All this in the raw, unfinished interior of a vast warehouse converted to a studio, its walls covered with atmospheric graffiti and bold paintings of ancient icons of Mexico's pre-Columbian Aztec and other cultures - a Rodriguez film come to life, as one wrestler happily observed.

Rodriguez, whose movies include the gritty Sin City and From Dusk Till Dawn as well as the charming Spy Kids, sounds almost like a delighted kid himself when he talks about Lucha Underground.

"For fans of lucha from Mexico, we're adding to it, making it even more mythical and exciting than it's ever been presented before," he says. "And for new fans it will feel like a new thing as well."

The series combines wrestling matches, slices of backstage conflict and a story arc that connects the action, with pro wrestlers plucked from North America and Mexico as its stars.

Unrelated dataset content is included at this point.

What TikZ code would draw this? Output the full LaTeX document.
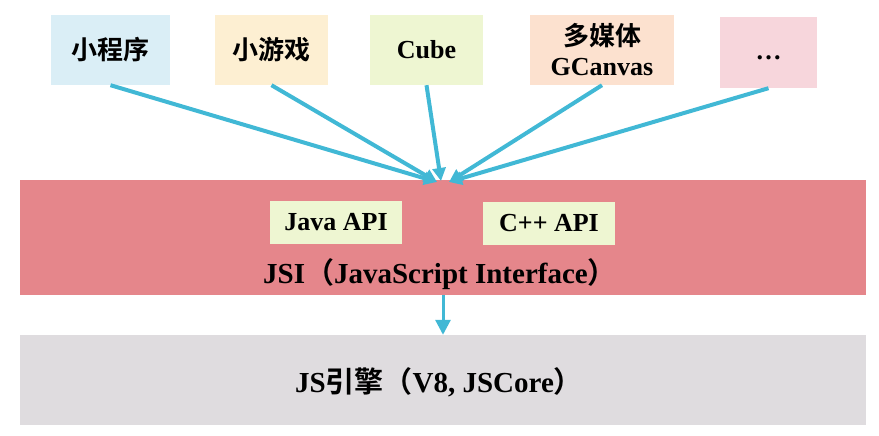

The series' home, El Rey, is a hybrid itself. Rodriguez founded the fledgling network to address the lack of English-language programming with a Latino sensibility, but it's aimed at a general audience - with young men and what Rodriguez has called "kick-ass females" especially welcome.

The "luchadores" of Lucha Underground include Blue Demon Jr., Fenix and female wrestler Sexy Star from Mexico's Lucha Libre AAA franchise, as well as US wrestlers such as John Hennigan, whose ring names at home include Johnny Nitro but on the show is billed as Johnny Mundo.

Chavo Guerrero Jr., with family roots in Mexican wrestling stretching back to his famed grandfather, Gory Guerrero, says he wouldn't have joined the production if it didn't honor the artistry, athleticism and entertainment of the lucha tradition.

"We're creating something different and new for wrestling fans and non-wrestling" viewers, and both get their money's worth, says Guerrero, who deems that a lucha obligation.

"Other (wrestling) organizations, the TV shows propel their live events," with the emphasis on box-office receipts for the next match, he says.

"This is a TV show, propelling our next episode and next episode after that. It's a different concept."